:: SOURCE MATERIAL ::
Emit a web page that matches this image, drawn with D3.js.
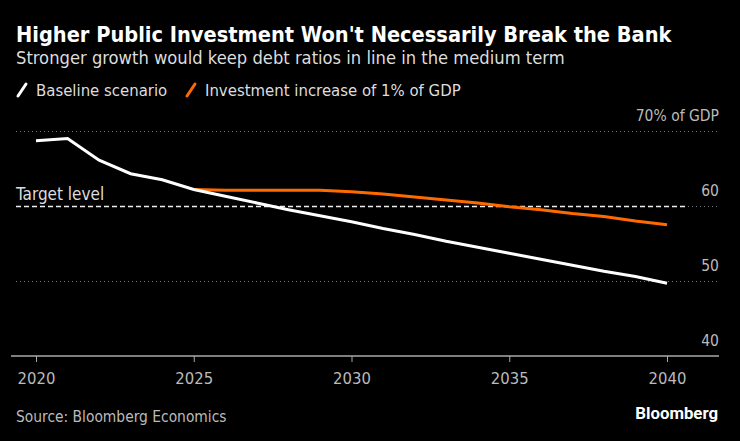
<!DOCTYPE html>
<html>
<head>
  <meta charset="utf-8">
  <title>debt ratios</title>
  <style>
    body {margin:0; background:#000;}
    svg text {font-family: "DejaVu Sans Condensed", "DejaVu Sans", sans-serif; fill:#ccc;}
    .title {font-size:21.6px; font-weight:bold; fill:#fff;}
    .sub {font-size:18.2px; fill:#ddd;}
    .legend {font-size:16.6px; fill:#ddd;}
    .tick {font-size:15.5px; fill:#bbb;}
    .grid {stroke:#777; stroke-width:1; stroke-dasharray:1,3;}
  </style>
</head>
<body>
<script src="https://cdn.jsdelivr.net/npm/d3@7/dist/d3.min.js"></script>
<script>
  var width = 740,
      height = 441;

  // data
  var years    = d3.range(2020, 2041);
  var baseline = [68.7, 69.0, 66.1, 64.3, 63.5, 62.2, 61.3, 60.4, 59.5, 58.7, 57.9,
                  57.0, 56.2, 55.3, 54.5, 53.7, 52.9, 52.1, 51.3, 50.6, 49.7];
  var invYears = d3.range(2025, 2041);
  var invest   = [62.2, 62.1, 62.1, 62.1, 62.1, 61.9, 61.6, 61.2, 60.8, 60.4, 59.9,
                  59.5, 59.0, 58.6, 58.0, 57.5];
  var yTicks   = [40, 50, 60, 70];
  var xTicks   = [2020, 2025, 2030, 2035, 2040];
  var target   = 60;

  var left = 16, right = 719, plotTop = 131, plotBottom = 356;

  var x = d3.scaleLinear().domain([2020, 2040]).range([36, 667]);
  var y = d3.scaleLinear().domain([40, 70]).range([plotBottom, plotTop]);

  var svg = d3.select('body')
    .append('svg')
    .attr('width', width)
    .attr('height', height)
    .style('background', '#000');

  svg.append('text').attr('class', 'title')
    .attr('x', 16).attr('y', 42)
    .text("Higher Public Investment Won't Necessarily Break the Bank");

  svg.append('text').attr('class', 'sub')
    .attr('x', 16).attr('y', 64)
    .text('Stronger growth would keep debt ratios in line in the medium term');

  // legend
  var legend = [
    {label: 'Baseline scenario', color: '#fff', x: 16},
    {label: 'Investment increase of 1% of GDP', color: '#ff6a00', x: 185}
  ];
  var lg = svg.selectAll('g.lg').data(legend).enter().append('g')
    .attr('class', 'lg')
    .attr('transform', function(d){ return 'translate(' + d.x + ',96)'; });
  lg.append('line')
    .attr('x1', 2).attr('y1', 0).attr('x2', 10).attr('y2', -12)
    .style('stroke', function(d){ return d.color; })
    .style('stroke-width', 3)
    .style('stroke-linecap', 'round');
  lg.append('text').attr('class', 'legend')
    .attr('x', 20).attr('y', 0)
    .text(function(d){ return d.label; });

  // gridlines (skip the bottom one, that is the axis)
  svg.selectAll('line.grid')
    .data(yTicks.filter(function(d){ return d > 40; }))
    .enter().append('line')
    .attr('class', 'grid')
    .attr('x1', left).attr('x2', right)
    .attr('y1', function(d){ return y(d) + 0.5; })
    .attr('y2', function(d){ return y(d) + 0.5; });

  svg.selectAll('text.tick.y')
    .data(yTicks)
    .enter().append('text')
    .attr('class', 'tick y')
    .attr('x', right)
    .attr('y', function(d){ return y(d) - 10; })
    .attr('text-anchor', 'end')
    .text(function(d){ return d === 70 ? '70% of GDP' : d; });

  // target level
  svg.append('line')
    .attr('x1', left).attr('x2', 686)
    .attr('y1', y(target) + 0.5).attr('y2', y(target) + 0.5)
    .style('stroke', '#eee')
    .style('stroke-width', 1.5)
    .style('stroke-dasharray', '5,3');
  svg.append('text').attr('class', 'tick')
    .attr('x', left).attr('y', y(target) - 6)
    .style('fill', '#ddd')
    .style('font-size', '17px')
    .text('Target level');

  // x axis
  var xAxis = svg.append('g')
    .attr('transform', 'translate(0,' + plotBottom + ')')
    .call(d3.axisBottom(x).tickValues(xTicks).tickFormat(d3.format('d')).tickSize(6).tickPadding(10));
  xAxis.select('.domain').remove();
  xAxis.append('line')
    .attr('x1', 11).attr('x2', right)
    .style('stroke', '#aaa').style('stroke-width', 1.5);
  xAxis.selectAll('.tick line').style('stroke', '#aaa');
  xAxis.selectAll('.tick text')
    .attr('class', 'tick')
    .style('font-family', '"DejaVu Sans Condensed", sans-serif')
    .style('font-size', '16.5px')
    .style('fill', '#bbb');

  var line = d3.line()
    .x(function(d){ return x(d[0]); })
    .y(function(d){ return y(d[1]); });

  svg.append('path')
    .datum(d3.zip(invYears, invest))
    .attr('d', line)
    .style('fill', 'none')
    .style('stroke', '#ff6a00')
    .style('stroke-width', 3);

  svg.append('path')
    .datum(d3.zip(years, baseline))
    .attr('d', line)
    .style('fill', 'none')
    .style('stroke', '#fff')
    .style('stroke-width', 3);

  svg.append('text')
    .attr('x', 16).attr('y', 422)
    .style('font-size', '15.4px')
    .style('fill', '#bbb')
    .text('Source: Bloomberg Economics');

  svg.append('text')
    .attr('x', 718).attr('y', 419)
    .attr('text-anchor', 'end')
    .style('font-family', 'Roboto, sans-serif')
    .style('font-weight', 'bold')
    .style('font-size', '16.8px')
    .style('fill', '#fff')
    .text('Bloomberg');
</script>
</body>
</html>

:: SHORT PROBLEM ::
Repeat all of the data above word for word, minus the pictures.

:: COMPLETED TASK ::
Emit a web page that matches this image, drawn with D3.js.
<!DOCTYPE html>
<html>
<head>
  <meta charset="utf-8">
  <title>debt ratios</title>
  <style>
    body {margin:0; background:#000;}
    svg text {font-family: "DejaVu Sans Condensed", "DejaVu Sans", sans-serif; fill:#ccc;}
    .title {font-size:21.6px; font-weight:bold; fill:#fff;}
    .sub {font-size:18.2px; fill:#ddd;}
    .legend {font-size:16.6px; fill:#ddd;}
    .tick {font-size:15.5px; fill:#bbb;}
    .grid {stroke:#777; stroke-width:1; stroke-dasharray:1,3;}
  </style>
</head>
<body>
<script src="https://cdn.jsdelivr.net/npm/d3@7/dist/d3.min.js"></script>
<script>
  var width = 740,
      height = 441;

  // data
  var years    = d3.range(2020, 2041);
  var baseline = [68.7, 69.0, 66.1, 64.3, 63.5, 62.2, 61.3, 60.4, 59.5, 58.7, 57.9,
                  57.0, 56.2, 55.3, 54.5, 53.7, 52.9, 52.1, 51.3, 50.6, 49.7];
  var invYears = d3.range(2025, 2041);
  var invest   = [62.2, 62.1, 62.1, 62.1, 62.1, 61.9, 61.6, 61.2, 60.8, 60.4, 59.9,
                  59.5, 59.0, 58.6, 58.0, 57.5];
  var yTicks   = [40, 50, 60, 70];
  var xTicks   = [2020, 2025, 2030, 2035, 2040];
  var target   = 60;

  var left = 16, right = 719, plotTop = 131, plotBottom = 356;

  var x = d3.scaleLinear().domain([2020, 2040]).range([36, 667]);
  var y = d3.scaleLinear().domain([40, 70]).range([plotBottom, plotTop]);

  var svg = d3.select('body')
    .append('svg')
    .attr('width', width)
    .attr('height', height)
    .style('background', '#000');

  svg.append('text').attr('class', 'title')
    .attr('x', 16).attr('y', 42)
    .text("Higher Public Investment Won't Necessarily Break the Bank");

  svg.append('text').attr('class', 'sub')
    .attr('x', 16).attr('y', 64)
    .text('Stronger growth would keep debt ratios in line in the medium term');

  // legend
  var legend = [
    {label: 'Baseline scenario', color: '#fff', x: 16},
    {label: 'Investment increase of 1% of GDP', color: '#ff6a00', x: 185}
  ];
  var lg = svg.selectAll('g.lg').data(legend).enter().append('g')
    .attr('class', 'lg')
    .attr('transform', function(d){ return 'translate(' + d.x + ',96)'; });
  lg.append('line')
    .attr('x1', 2).attr('y1', 0).attr('x2', 10).attr('y2', -12)
    .style('stroke', function(d){ return d.color; })
    .style('stroke-width', 3)
    .style('stroke-linecap', 'round');
  lg.append('text').attr('class', 'legend')
    .attr('x', 20).attr('y', 0)
    .text(function(d){ return d.label; });

  // gridlines (skip the bottom one, that is the axis)
  svg.selectAll('line.grid')
    .data(yTicks.filter(function(d){ return d > 40; }))
    .enter().append('line')
    .attr('class', 'grid')
    .attr('x1', left).attr('x2', right)
    .attr('y1', function(d){ return y(d) + 0.5; })
    .attr('y2', function(d){ return y(d) + 0.5; });

  svg.selectAll('text.tick.y')
    .data(yTicks)
    .enter().append('text')
    .attr('class', 'tick y')
    .attr('x', right)
    .attr('y', function(d){ return y(d) - 10; })
    .attr('text-anchor', 'end')
    .text(function(d){ return d === 70 ? '70% of GDP' : d; });

  // target level
  svg.append('line')
    .attr('x1', left).attr('x2', 686)
    .attr('y1', y(target) + 0.5).attr('y2', y(target) + 0.5)
    .style('stroke', '#eee')
    .style('stroke-width', 1.5)
    .style('stroke-dasharray', '5,3');
  svg.append('text').attr('class', 'tick')
    .attr('x', left).attr('y', y(target) - 6)
    .style('fill', '#ddd')
    .style('font-size', '17px')
    .text('Target level');

  // x axis
  var xAxis = svg.append('g')
    .attr('transform', 'translate(0,' + plotBottom + ')')
    .call(d3.axisBottom(x).tickValues(xTicks).tickFormat(d3.format('d')).tickSize(6).tickPadding(10));
  xAxis.select('.domain').remove();
  xAxis.append('line')
    .attr('x1', 11).attr('x2', right)
    .style('stroke', '#aaa').style('stroke-width', 1.5);
  xAxis.selectAll('.tick line').style('stroke', '#aaa');
  xAxis.selectAll('.tick text')
    .attr('class', 'tick')
    .style('font-family', '"DejaVu Sans Condensed", sans-serif')
    .style('font-size', '16.5px')
    .style('fill', '#bbb');

  var line = d3.line()
    .x(function(d){ return x(d[0]); })
    .y(function(d){ return y(d[1]); });

  svg.append('path')
    .datum(d3.zip(invYears, invest))
    .attr('d', line)
    .style('fill', 'none')
    .style('stroke', '#ff6a00')
    .style('stroke-width', 3);

  svg.append('path')
    .datum(d3.zip(years, baseline))
    .attr('d', line)
    .style('fill', 'none')
    .style('stroke', '#fff')
    .style('stroke-width', 3);

  svg.append('text')
    .attr('x', 16).attr('y', 422)
    .style('font-size', '15.4px')
    .style('fill', '#bbb')
    .text('Source: Bloomberg Economics');

  svg.append('text')
    .attr('x', 718).attr('y', 419)
    .attr('text-anchor', 'end')
    .style('font-family', 'Roboto, sans-serif')
    .style('font-weight', 'bold')
    .style('font-size', '16.8px')
    .style('fill', '#fff')
    .text('Bloomberg');
</script>
</body>
</html>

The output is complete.